All in this together.....?
Posted by Kate Green, MP for Stretford and Urmston, at 13:06, Fri 2 December 2011:
It’s been a depressing week on the economy.
Chancellor George Osborne’s autumn budget statement was a litany of bad news.
Public borrowing to overshoot by a massive £158 billion as a result of his failed policies.
Unemployment to rise to nearly 3 million by the end of next year.
Growth a paltry 0.9% this year and 0.7% next.
The news was especially bad – once again – for women and families.
Working tax credit frozen.
A planned increase in child tax credit cancelled.
Children lose three times as much as the bankers in this budget.
Overall, under this government, women are a massive £2billion worse off.

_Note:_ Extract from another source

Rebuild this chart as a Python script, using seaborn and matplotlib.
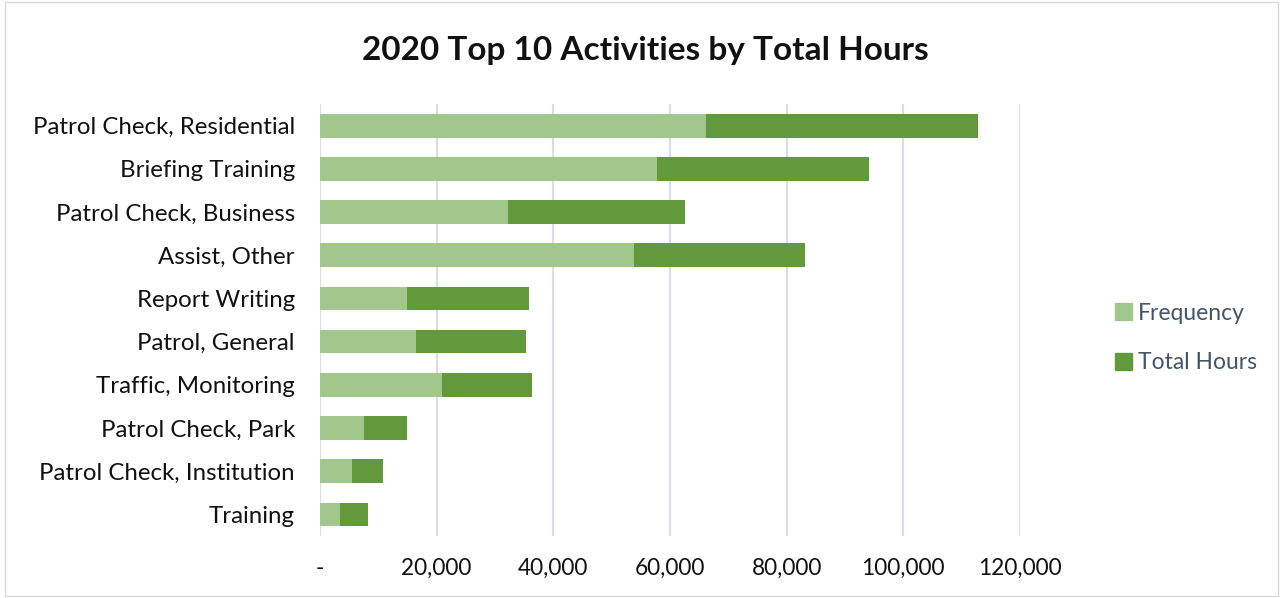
import pandas as pd
import seaborn as sns
import matplotlib.pyplot as plt
from matplotlib.patches import Patch, Rectangle
from matplotlib.ticker import FuncFormatter

activities = ['Patrol Check, Residential', 'Briefing Training', 'Patrol Check, Business',
              'Assist, Other', 'Report Writing', 'Patrol, General', 'Traffic, Monitoring',
              'Patrol Check, Park', 'Patrol Check, Institution', 'Training']
frequency = [66100, 57800, 32200, 53900, 14900, 16500, 21000, 7600, 5500, 3500]
total_hours = [46700, 36400, 30400, 29200, 21000, 18900, 15300, 7300, 5300, 4700]

df = pd.DataFrame({'activity': activities, 'Frequency': frequency, 'Total Hours': total_hours})
df['stacked'] = df['Frequency'] + df['Total Hours']

FREQ_COL = '#a2c78c'
HOURS_COL = '#62993a'
TEXT_COL = '#44546a'

sns.set_style('white')
plt.rcParams['font.family'] = ['Lato', 'DejaVu Sans']

fig = plt.figure(figsize=(12.83, 5.98), dpi=100)
ax = fig.add_axes([0.2494, 0.1037, 0.5456, 0.7223])

# stacked bars: draw the total first, frequency over it
sns.barplot(data=df, y='activity', x='stacked', color=HOURS_COL, width=0.55,
            orient='h', ax=ax, saturation=1, linewidth=0)
sns.barplot(data=df, y='activity', x='Frequency', color=FREQ_COL, width=0.55,
            orient='h', ax=ax, saturation=1, linewidth=0)

ax.set_xlim(0, 120000)
ax.set_xticks(range(0, 120001, 20000))
ax.xaxis.set_major_formatter(FuncFormatter(lambda v, p: '-' if v == 0 else f'{int(v):,}'))
ax.grid(axis='x', color='#d9dde4', linewidth=1.5)
ax.set_axisbelow(True)
for s in ax.spines.values():
    s.set_visible(False)
ax.tick_params(axis='both', length=0)
ax.tick_params(axis='y', labelsize=17.3, labelcolor='#111111', pad=18)
ax.tick_params(axis='x', labelsize=16.3, labelcolor='#111111', pad=16)
ax.set_xlabel('')
ax.set_ylabel('')

fig.text(0.503, 0.915, '2020 Top 10 Activities by Total Hours', ha='center', va='center',
         fontsize=24, fontweight='bold', color='#111111')

handles = [Patch(color=FREQ_COL, label='Frequency'), Patch(color=HOURS_COL, label='Total Hours')]
fig.legend(handles=handles, loc='center left', bbox_to_anchor=(0.853, 0.435), frameon=False,
           fontsize=16.5, labelcolor=TEXT_COL, handlelength=0.75, handleheight=0.75,
           handletextpad=0.25, labelspacing=1.25)

fig.patches.append(Rectangle((0.004, 0.004), 0.992, 0.992, transform=fig.transFigure,
                             fill=False, edgecolor='#d9d9d9', linewidth=1))

plt.savefig('out.png', dpi=100)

Things aren’t set to get any better. The chancellor also announced that when the current pay freeze ends for public sector workers, they’ll receive only a 1% increase in the following two years.
That massively affects women, who make up around two thirds of public sector employees.

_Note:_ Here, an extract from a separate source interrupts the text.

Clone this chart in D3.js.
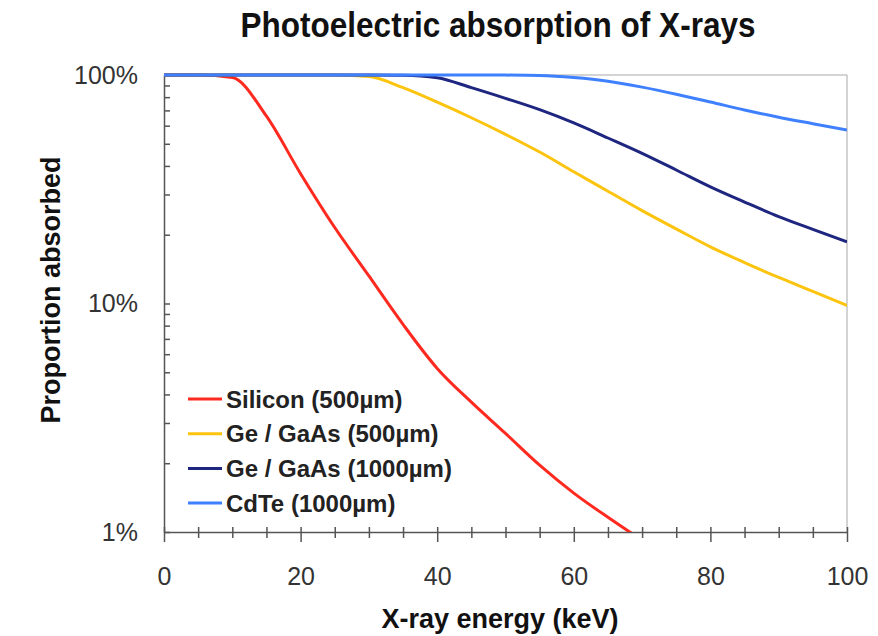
<!DOCTYPE html>
<html lang="en">
<head>
  <meta charset="utf-8">
  <title>Photoelectric absorption of X-rays</title>
  <script src="https://cdn.jsdelivr.net/npm/d3@7"></script>
  <style>
    body { margin: 0; background: #fff; }
    text { font-family: "Liberation Sans", Arial, sans-serif; }
  </style>
</head>
<body>
<script>

  // energies in keV, proportions in %
  var energies = [0, 5, 10, 15, 20, 25, 30, 35, 40, 45, 50, 55, 60, 65, 70, 75, 80, 85, 90, 95, 100];
  var silicon500 = [100, 100, 97.5, 66, 37, 21.5, 13.2, 8.1, 5.2, 3.7, 2.7, 1.96, 1.48, 1.16, 0.92, null, null, null, null, null, null];
  var ge500 = [100, 100, 100, 100, 100, 99.9, 98.5, 88, 76, 65, 55, 46, 37.7, 31, 25.5, 21.2, 17.7, 15.1, 13, 11.3, 9.8];
  var ge1000 = [100, 100, 100, 100, 100, 100, 100, 99.8, 97.3, 88, 79, 70.5, 61.7, 53, 45.4, 38.4, 32.4, 27.8, 24, 21.1, 18.6];
  var cdte1000 = [100, 100, 100, 100, 100, 100, 100, 100, 100, 100, 99.9, 99.5, 97.5, 94, 88.5, 82.4, 76.2, 70.3, 65.3, 61.2, 57.4];

  var seriesNames = ["Silicon (500\u00b5m)", "Ge / GaAs (500\u00b5m)", "Ge / GaAs (1000\u00b5m)", "CdTe (1000\u00b5m)"];
  var seriesColors = ["#ff2a1f", "#fcc40f", "#1e2680", "#3f80ff"];
  var xTickLabels = [0, 20, 40, 60, 80, 100];
  var yTickLabels = { 1: "1%", 10: "10%", 100: "100%" };

  var width = 878, height = 636;
  var plotLeft = 164, plotRight = 847, plotTop = 75, plotBottom = 532;

  var svg = d3.select("body").append("svg")
      .attr("width", width)
      .attr("height", height);

  var x = d3.scaleLinear().domain([0, 100]).range([plotLeft, plotRight]);
  var y = d3.scaleLog().domain([1, 100]).range([plotBottom, plotTop]);

  // title
  svg.append("text")
      .attr("x", 498)
      .attr("y", 37)
      .attr("text-anchor", "middle")
      .attr("font-family", "'Liberation Sans Narrow', 'DejaVu Sans Condensed', sans-serif")
      .attr("font-weight", "bold")
      .attr("font-size", 35)
      .attr("textLength", 515)
      .attr("lengthAdjust", "spacingAndGlyphs")
      .attr("fill", "#111")
      .text("Photoelectric absorption of X-rays");

  // frame (top and right)
  svg.append("path")
      .attr("d", "M" + plotLeft + "," + plotTop + "H" + plotRight + "V" + plotBottom)
      .attr("fill", "none")
      .attr("stroke", "#a8a8a8")
      .attr("stroke-width", 1);

  // x axis
  var xAxis = d3.axisBottom(x)
      .tickValues(d3.range(0, 101, 5))
      .tickFormat(function(d) { return xTickLabels.indexOf(d) >= 0 ? d : ""; })
      .tickSizeOuter(0);

  var gx = svg.append("g")
      .attr("transform", "translate(0," + plotBottom + ")")
      .call(xAxis);
  gx.select(".domain").attr("stroke", "#555").attr("stroke-width", 1.5);
  gx.selectAll(".tick line")
      .attr("stroke", "#555")
      .attr("stroke-width", 1.5)
      .attr("y1", -5)
      .attr("y2", function(d) { return d % 20 === 0 ? 10 : 6; });
  gx.selectAll(".tick text")
      .attr("y", 35)
      .attr("dy", "0.71em")
      .attr("font-size", 25)
      .attr("font-family", "'Liberation Sans', Arial, sans-serif")
      .attr("fill", "#333");

  // y axis
  var yAxis = d3.axisLeft(y)
      .tickValues(y.ticks())
      .tickFormat(function(d) { return yTickLabels[d] || ""; })
      .tickSizeInner(-6)
      .tickSizeOuter(0)
      .tickPadding(26);

  var gy = svg.append("g")
      .attr("transform", "translate(" + plotLeft + ",0)")
      .call(yAxis);
  gy.select(".domain").attr("stroke", "#555").attr("stroke-width", 1.5);
  gy.selectAll(".tick line").attr("stroke", "#555").attr("stroke-width", 1.5);
  gy.selectAll(".tick text")
      .attr("font-size", 25)
      .attr("font-family", "'Liberation Sans', Arial, sans-serif")
      .attr("fill", "#333");

  // axis titles
  svg.append("text")
      .attr("x", 500)
      .attr("y", 628)
      .attr("text-anchor", "middle")
      .attr("font-weight", "bold")
      .attr("font-size", 27)
      .attr("fill", "#111")
      .text("X-ray energy (keV)");

  svg.append("text")
      .attr("transform", "translate(60,290) rotate(-90)")
      .attr("text-anchor", "middle")
      .attr("font-weight", "bold")
      .attr("font-size", 27)
      .attr("fill", "#111")
      .text("Proportion absorbed");

  // curves
  svg.append("clipPath").attr("id", "plot")
    .append("rect")
      .attr("x", plotLeft).attr("y", plotTop - 3)
      .attr("width", plotRight - plotLeft).attr("height", plotBottom - plotTop + 3);

  var series = [silicon500, ge500, ge1000, cdte1000];

  var line = d3.line()
      .defined(function(d) { return d[1] != null; })
      .x(function(d) { return x(d[0]); })
      .y(function(d) { return y(d[1]); })
      .curve(d3.curveMonotoneX);

  svg.append("g")
      .attr("clip-path", "url(#plot)")
    .selectAll("path")
    .data(series)
    .enter().append("path")
      .attr("d", function(s) {
        return line(energies.map(function(e, i) { return [e, s[i]]; }));
      })
      .attr("fill", "none")
      .attr("stroke", function(s, i) { return seriesColors[i]; })
      .attr("stroke-width", 3);

  // legend
  var legend = svg.append("g").selectAll("g")
      .data(seriesNames)
      .enter().append("g")
      .attr("transform", function(d, i) { return "translate(188," + (399 + i * 34.7) + ")"; });

  legend.append("line")
      .attr("x1", 0).attr("x2", 34)
      .attr("stroke", function(d, i) { return seriesColors[i]; })
      .attr("stroke-width", 3);

  legend.append("text")
      .attr("x", 38)
      .attr("dy", "0.36em")
      .attr("font-weight", "bold")
      .attr("font-size", 24)
      .attr("fill", "#222")
      .text(function(d) { return d; });

</script>
</body>
</html>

And they’re already being hit with an extra 3% surcharge for their pensions – which was why many public sector workers went out on strike this week. How can low-paid workers find this additional amount when the cost of living’s rising and their pay isn’t keeping up?
I’d went to meet some of those who’d gone out on strike early in the morning. They asked MPs to make sure they got into parliament to challenge Ministers on their plans. So I asked the Minister, Francis Maude, if the government is serious about negotiating on public sector pensions. He said he was, but the truth is that Ministers haven’t even bothered to pick up the phone to the unions in the past month.

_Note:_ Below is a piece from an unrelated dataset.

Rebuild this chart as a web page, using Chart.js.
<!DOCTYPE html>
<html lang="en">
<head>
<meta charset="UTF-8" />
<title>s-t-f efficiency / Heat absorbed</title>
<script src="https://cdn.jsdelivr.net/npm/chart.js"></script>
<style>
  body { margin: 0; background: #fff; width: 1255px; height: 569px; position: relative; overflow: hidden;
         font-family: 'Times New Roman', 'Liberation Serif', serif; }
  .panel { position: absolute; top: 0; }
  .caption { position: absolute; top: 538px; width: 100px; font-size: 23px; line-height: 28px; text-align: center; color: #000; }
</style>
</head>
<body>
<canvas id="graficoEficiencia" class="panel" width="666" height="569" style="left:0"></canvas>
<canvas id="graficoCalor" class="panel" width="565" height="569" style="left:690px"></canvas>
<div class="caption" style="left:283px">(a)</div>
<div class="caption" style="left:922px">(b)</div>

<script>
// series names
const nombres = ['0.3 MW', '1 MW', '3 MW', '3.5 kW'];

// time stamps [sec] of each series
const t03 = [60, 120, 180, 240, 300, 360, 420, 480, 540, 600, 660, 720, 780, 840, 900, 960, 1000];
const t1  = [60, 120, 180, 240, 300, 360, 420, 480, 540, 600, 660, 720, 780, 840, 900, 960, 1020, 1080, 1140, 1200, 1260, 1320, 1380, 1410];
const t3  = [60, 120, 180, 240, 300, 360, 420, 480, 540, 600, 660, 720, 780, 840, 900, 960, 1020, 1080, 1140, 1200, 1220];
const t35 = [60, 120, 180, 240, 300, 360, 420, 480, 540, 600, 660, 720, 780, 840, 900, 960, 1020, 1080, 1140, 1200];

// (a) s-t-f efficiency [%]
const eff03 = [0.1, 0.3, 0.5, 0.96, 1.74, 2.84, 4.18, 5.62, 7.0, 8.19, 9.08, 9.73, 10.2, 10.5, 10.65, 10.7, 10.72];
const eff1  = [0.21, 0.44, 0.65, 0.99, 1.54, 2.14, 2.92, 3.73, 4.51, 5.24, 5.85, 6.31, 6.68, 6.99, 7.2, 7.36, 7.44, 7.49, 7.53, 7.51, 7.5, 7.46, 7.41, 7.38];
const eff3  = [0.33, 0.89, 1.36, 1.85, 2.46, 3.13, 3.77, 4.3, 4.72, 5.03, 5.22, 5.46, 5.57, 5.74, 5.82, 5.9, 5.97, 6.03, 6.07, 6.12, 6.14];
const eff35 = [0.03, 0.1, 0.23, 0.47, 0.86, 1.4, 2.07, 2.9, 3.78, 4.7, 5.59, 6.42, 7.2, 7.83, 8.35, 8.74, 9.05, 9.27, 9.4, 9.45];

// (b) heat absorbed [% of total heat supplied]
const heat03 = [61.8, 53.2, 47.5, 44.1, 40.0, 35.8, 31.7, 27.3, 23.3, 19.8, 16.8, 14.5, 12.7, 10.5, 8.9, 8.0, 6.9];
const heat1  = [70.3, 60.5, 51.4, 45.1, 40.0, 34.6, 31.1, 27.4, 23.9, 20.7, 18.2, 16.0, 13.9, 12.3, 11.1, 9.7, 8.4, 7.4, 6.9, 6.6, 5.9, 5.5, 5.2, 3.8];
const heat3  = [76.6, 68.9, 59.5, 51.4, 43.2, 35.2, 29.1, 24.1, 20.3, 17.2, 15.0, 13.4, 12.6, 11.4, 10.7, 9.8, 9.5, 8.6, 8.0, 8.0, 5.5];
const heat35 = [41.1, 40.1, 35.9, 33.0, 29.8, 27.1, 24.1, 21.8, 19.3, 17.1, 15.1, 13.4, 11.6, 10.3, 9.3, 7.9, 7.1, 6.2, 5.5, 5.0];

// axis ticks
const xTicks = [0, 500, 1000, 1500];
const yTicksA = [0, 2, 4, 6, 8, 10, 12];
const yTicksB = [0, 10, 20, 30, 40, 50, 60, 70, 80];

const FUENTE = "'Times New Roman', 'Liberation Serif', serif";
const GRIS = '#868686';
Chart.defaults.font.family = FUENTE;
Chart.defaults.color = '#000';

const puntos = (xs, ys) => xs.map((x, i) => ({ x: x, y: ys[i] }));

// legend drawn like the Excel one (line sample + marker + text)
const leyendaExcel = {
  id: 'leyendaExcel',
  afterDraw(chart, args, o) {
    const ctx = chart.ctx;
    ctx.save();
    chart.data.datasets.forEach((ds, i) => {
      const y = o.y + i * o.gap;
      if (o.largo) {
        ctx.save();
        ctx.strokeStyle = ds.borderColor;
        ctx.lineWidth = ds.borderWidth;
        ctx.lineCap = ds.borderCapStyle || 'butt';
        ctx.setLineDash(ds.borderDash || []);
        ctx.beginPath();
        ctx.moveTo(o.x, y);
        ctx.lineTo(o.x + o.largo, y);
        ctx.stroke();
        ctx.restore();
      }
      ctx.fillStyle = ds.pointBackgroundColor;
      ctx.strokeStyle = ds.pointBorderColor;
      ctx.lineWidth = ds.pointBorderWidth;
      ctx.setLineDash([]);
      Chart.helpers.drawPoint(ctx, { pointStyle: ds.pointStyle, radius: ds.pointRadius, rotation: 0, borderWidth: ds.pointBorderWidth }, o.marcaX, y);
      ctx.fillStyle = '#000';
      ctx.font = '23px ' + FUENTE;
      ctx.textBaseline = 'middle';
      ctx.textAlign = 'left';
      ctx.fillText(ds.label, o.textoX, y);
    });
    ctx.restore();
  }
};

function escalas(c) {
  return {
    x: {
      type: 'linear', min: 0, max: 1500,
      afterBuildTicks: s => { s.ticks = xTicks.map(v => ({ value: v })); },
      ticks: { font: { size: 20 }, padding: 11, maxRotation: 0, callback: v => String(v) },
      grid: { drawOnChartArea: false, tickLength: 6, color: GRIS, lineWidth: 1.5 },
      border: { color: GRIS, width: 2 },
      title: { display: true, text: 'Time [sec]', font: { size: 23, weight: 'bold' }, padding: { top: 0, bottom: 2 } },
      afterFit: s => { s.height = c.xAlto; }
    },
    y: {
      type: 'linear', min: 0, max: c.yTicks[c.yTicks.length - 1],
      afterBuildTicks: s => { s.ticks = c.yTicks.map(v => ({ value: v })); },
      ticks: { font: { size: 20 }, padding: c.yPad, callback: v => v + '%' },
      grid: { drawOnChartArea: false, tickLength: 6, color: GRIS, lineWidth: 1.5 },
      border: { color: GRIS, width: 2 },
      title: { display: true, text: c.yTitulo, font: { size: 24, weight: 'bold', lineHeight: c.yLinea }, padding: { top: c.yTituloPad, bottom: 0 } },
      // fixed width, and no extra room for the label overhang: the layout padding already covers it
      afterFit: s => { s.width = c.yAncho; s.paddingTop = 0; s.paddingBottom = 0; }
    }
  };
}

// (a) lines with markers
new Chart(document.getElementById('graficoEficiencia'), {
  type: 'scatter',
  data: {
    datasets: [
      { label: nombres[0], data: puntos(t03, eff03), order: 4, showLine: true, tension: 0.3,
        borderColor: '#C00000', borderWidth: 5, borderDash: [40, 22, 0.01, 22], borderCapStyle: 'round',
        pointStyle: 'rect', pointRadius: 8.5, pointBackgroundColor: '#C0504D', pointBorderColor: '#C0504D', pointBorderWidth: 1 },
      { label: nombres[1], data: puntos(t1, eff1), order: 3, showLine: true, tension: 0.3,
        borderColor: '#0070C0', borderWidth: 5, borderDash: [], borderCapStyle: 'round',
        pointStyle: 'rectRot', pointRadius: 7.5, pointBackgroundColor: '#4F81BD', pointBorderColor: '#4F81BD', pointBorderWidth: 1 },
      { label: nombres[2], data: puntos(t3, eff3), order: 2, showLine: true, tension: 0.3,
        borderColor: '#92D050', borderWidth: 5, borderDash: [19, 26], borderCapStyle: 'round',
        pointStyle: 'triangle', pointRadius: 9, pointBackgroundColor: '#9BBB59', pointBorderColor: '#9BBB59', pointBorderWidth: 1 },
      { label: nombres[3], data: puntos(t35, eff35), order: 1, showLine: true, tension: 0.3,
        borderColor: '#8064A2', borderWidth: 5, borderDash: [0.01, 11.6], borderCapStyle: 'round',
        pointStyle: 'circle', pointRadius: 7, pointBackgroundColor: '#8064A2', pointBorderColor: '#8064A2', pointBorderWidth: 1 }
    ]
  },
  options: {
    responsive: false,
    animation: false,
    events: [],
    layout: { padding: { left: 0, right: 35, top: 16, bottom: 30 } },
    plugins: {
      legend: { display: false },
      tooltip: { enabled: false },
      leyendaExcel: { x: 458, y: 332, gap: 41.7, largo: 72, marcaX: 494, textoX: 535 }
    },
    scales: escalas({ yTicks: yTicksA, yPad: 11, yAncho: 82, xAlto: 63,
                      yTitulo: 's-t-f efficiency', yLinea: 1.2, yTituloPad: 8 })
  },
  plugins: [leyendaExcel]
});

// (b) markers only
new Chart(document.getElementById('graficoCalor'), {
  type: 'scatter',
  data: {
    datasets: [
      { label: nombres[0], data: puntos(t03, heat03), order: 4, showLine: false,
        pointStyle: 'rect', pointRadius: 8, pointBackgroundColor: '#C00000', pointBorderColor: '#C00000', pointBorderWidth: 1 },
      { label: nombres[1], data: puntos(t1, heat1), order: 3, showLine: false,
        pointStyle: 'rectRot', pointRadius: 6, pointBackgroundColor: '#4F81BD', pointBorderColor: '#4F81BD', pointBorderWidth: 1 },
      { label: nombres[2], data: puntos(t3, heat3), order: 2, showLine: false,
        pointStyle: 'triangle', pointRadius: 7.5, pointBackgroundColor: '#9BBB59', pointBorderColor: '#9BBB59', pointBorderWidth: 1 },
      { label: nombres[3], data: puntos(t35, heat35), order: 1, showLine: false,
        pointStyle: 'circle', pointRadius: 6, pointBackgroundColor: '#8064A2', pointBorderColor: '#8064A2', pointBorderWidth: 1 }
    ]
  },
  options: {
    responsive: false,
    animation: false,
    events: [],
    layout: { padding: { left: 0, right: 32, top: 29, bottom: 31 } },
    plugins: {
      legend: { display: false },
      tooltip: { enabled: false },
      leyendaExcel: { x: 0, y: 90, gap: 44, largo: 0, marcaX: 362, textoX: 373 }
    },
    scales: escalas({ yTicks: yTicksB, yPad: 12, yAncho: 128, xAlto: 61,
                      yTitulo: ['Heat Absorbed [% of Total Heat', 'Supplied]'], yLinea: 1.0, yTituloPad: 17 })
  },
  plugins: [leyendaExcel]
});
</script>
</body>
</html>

No one wants to see teachers, health workers, local authority staff, civil servants out on strike, and it’s vital that both sides get round the table and thrash out a deal. But that’s hard when Ministers aren’t even talking direct to union reps direct.
Private sector workers fare no better. The cuts to tax credits and benefits affect them too. I really can’t understand why the government’s singled out ordinary working for families for so much of the pain. The government want us to believe there’s no alternative to all this. Remember the last time a Prime Minister told us that? But even Mrs Thatcher didn’t go as far as this lot.
And there is an alternative: Labour’s 5-point plan for jobs and growth.
What worries me is that the longer the government bury their head in the sand, attack families’ living standards, the harder it will be for the economy to grow. If people aren’t working they’re not paying taxes. Public borrowing and the benefits bill go up.
18 months in, it’s crystal clear that the Tory-led government is mismanaging our economy. Their policies are hurting but they aren’t working. Tuesday’s announcement simply reinforced how out of touch they are.